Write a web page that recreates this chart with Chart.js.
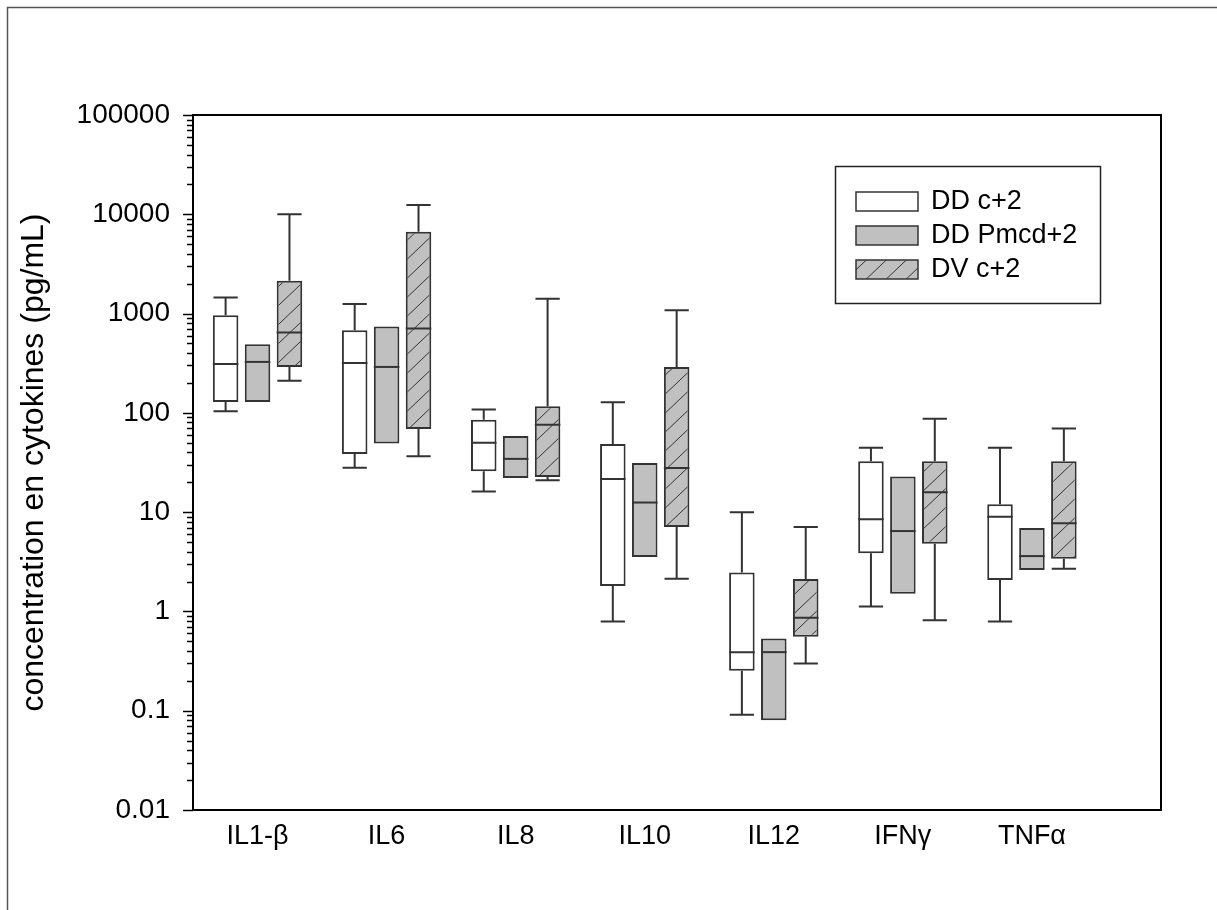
<!DOCTYPE html>
<html>
<head>
<meta charset="utf-8">
<script src="https://cdn.jsdelivr.net/npm/chart.js@4.4.1/dist/chart.umd.min.js"></script>
<style>
  body { margin: 0; background: #fff; }
</style>
</head>
<body>
<canvas id="cytokineChart" width="1217" height="910"></canvas>
<script>
// Box plot data, one row per cytokine: [min, q1, median, q3, max]
// (null = no whisker drawn)

const categories = ["IL1-β", "IL6", "IL8", "IL10", "IL12", "IFNγ", "TNFα"];

const ddC2 = [
    [104, 129, 311, 964, 1450],
    [28, 38.5, 318, 680, 1250],
    [16.1, 25.8, 50, 85, 108],
    [0.79, 1.8, 21.6, 48.6, 128],
    [0.091, 0.252, 0.389, 2.46, 10],
    [1.12, 3.85, 8.46, 32.5, 44.6],
    [0.79, 2.07, 9.0, 12.0, 44.6]
];

const ddPmcd2 = [
    [null, 129, 326, 492, null],
    [null, 49, 290, 741, null],
    [null, 22.1, 34.4, 58.6, null],
    [null, 3.53, 12.5, 31.3, null],
    [null, 0.080, 0.389, 0.534, null],
    [null, 1.51, 6.45, 22.8, null],
    [null, 2.61, 3.61, 6.92, null]
];

const dvC2 = [
    [210, 290, 645, 2136, 10000],
    [36.5, 68.9, 707, 6665, 12380],
    [20.9, 22.6, 75.7, 116.6, 1409],
    [2.13, 7.08, 27.9, 290, 1082],
    [0.299, 0.556, 0.865, 2.12, 7.08],
    [0.817, 4.81, 15.9, 32.5, 87],
    [2.69, 3.40, 7.71, 32.5, 69.5]
];

const yTickLabels = ["0.01", "0.1", "1", "10", "100", "1000", "10000", "100000"];

const FONT = "'Liberation Sans', Arial, sans-serif";
const LINE = "#333";


// Hatch pattern for DV c+2

function hatchPattern() {
    const c = document.createElement("canvas");
    c.width = 20;
    c.height = 19;
    const g = c.getContext("2d");
    g.fillStyle = "#c0c0c0";
    g.fillRect(0, 0, 20, 19);
    g.strokeStyle = "#333";
    g.lineWidth = 1;
    g.beginPath();
    for (const dx of [-20, 0, 20]) {
        g.moveTo(dx, 19);
        g.lineTo(dx + 20, 0);
    }
    g.stroke();
    return g.createPattern(c, "repeat");
}

const hatch = hatchPattern();

function boxDataset(label, stats, fill) {
    return {
        label: label,
        stats: stats,
        data: stats.map((s, i) => ({ x: i + 1, y: [s[1], s[3]] })),
        backgroundColor: fill,
        borderColor: LINE,
        borderWidth: 2,
        borderSkipped: false
    };
}


// Whiskers, medians, frame, log ticks and legend

const boxPlotExtras = {
    id: "boxPlotExtras",

    beforeDraw(chart) {
        const ctx = chart.ctx;
        ctx.save();
        ctx.strokeStyle = "#555";
        ctx.lineWidth = 1.5;
        ctx.beginPath();
        ctx.moveTo(7.5, chart.height);
        ctx.lineTo(7.5, 7.5);
        ctx.lineTo(chart.width, 7.5);
        ctx.stroke();
        ctx.restore();
    },

    afterDatasetsDraw(chart) {
        const ctx = chart.ctx;
        const y = chart.scales.y;
        ctx.save();
        ctx.strokeStyle = LINE;
        ctx.lineWidth = 2;
        chart.data.datasets.forEach((ds, di) => {
            chart.getDatasetMeta(di).data.forEach((bar, i) => {
                const [min, q1, med, q3, max] = ds.stats[i];
                const half = bar.width / 2;
                const cap = half * 0.95;
                ctx.beginPath();
                if (max !== null) {
                    const py = y.getPixelForValue(max);
                    ctx.moveTo(bar.x, y.getPixelForValue(q3));
                    ctx.lineTo(bar.x, py);
                    ctx.moveTo(bar.x - cap, py);
                    ctx.lineTo(bar.x + cap, py);
                }
                if (min !== null) {
                    const py = y.getPixelForValue(min);
                    ctx.moveTo(bar.x, y.getPixelForValue(q1));
                    ctx.lineTo(bar.x, py);
                    ctx.moveTo(bar.x - cap, py);
                    ctx.lineTo(bar.x + cap, py);
                }
                const pm = y.getPixelForValue(med);
                ctx.moveTo(bar.x - half, pm);
                ctx.lineTo(bar.x + half, pm);
                ctx.stroke();
            });
        });
        ctx.restore();
    },

    afterDraw(chart) {
        const ctx = chart.ctx;
        const area = chart.chartArea;
        const y = chart.scales.y;
        ctx.save();

        // plot frame
        ctx.strokeStyle = "#000";
        ctx.lineWidth = 2;
        ctx.strokeRect(area.left, area.top, area.right - area.left, area.bottom - area.top);

        // major + minor log ticks, outward on the left
        ctx.lineWidth = 1.5;
        ctx.beginPath();
        yTickLabels.forEach((t, i) => {
            const decade = Number(t);
            const py = Math.round(y.getPixelForValue(decade)) + 0.5;
            ctx.moveTo(area.left - 10, py);
            ctx.lineTo(area.left, py);
            if (i < yTickLabels.length - 1) {
                for (let k = 2; k <= 9; k++) {
                    const pk = Math.round(y.getPixelForValue(k * decade)) + 0.5;
                    ctx.moveTo(area.left - 6, pk);
                    ctx.lineTo(area.left, pk);
                }
            }
        });
        ctx.stroke();

        // legend box
        const lx = area.left + 642;
        const ly = area.top + 51;
        ctx.strokeStyle = "#222";
        ctx.lineWidth = 1.5;
        ctx.strokeRect(lx + 0.5, ly + 0.5, 265, 137);
        ctx.font = "27px " + FONT;
        ctx.textBaseline = "middle";
        ctx.fillStyle = "#000";
        chart.data.datasets.forEach((ds, i) => {
            const cy = ly + 35 + i * 34;
            ctx.fillStyle = ds.backgroundColor;
            ctx.fillRect(lx + 21, cy - 9, 62, 19);
            ctx.strokeStyle = LINE;
            ctx.lineWidth = 1.5;
            ctx.strokeRect(lx + 21, cy - 9, 62, 19);
            ctx.fillStyle = "#000";
            ctx.fillText(ds.label, lx + 96, cy + 1);
        });

        ctx.restore();
    }
};


// Cytokine Box Plot Chart

const cytokineChart = new Chart(document.getElementById("cytokineChart"), {
    type: "bar",

    data: {
        datasets: [
            boxDataset("DD c+2", ddC2, "#ffffff"),
            boxDataset("DD Pmcd+2", ddPmcd2, "#c0c0c0"),
            boxDataset("DV c+2", dvC2, hatch)
        ]
    },

    options: {
        responsive: false,
        animation: false,
        categoryPercentage: 0.742,
        barPercentage: 0.8,
        layout: {
            padding: { left: 0, top: 115, right: 56, bottom: 0 }
        },
        plugins: {
            legend: { display: false },
            tooltip: { enabled: false }
        },
        scales: {
            x: {
                type: "linear",
                min: 0.5,
                max: 8,
                offset: false,
                grid: { display: false, drawTicks: false },
                border: { display: false },
                afterBuildTicks: scale => {
                    scale.ticks = categories.map((c, i) => ({ value: i + 1 }));
                },
                afterFit: scale => { scale.height = 100; },
                ticks: {
                    autoSkip: false,
                    maxRotation: 0,
                    padding: 10,
                    color: "#000",
                    font: { family: FONT, size: 27 },
                    callback: (value, index) => categories[index]
                }
            },
            y: {
                type: "logarithmic",
                min: 0.01,
                max: 100000,
                grid: { display: false, drawTicks: false },
                border: { display: false },
                afterBuildTicks: scale => {
                    scale.ticks = yTickLabels.map(t => ({ value: Number(t) }));
                },
                afterFit: scale => { scale.width = 193; },
                ticks: {
                    autoSkip: false,
                    padding: 23,
                    color: "#000",
                    font: { family: FONT, size: 28 },
                    callback: (value, index) => yTickLabels[index]
                },
                title: {
                    display: true,
                    text: "concentration en cytokines (pg/mL)",
                    color: "#000",
                    font: { family: FONT, size: 32 },
                    padding: { top: 15, bottom: 0 }
                }
            }
        }
    },

    plugins: [boxPlotExtras]
});
</script>
</body>
</html>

____________

- **WHAT NEEDS TO BE DONE**:
Repeat the lines above, starting at the first and stopping after the line that holds "no whisker drawn)", with the pictures left out.

- **RESPONSE**:
Write a web page that recreates this chart with Chart.js.
<!DOCTYPE html>
<html>
<head>
<meta charset="utf-8">
<script src="https://cdn.jsdelivr.net/npm/chart.js@4.4.1/dist/chart.umd.min.js"></script>
<style>
  body { margin: 0; background: #fff; }
</style>
</head>
<body>
<canvas id="cytokineChart" width="1217" height="910"></canvas>
<script>
// Box plot data, one row per cytokine: [min, q1, median, q3, max]
// (null = no whisker drawn)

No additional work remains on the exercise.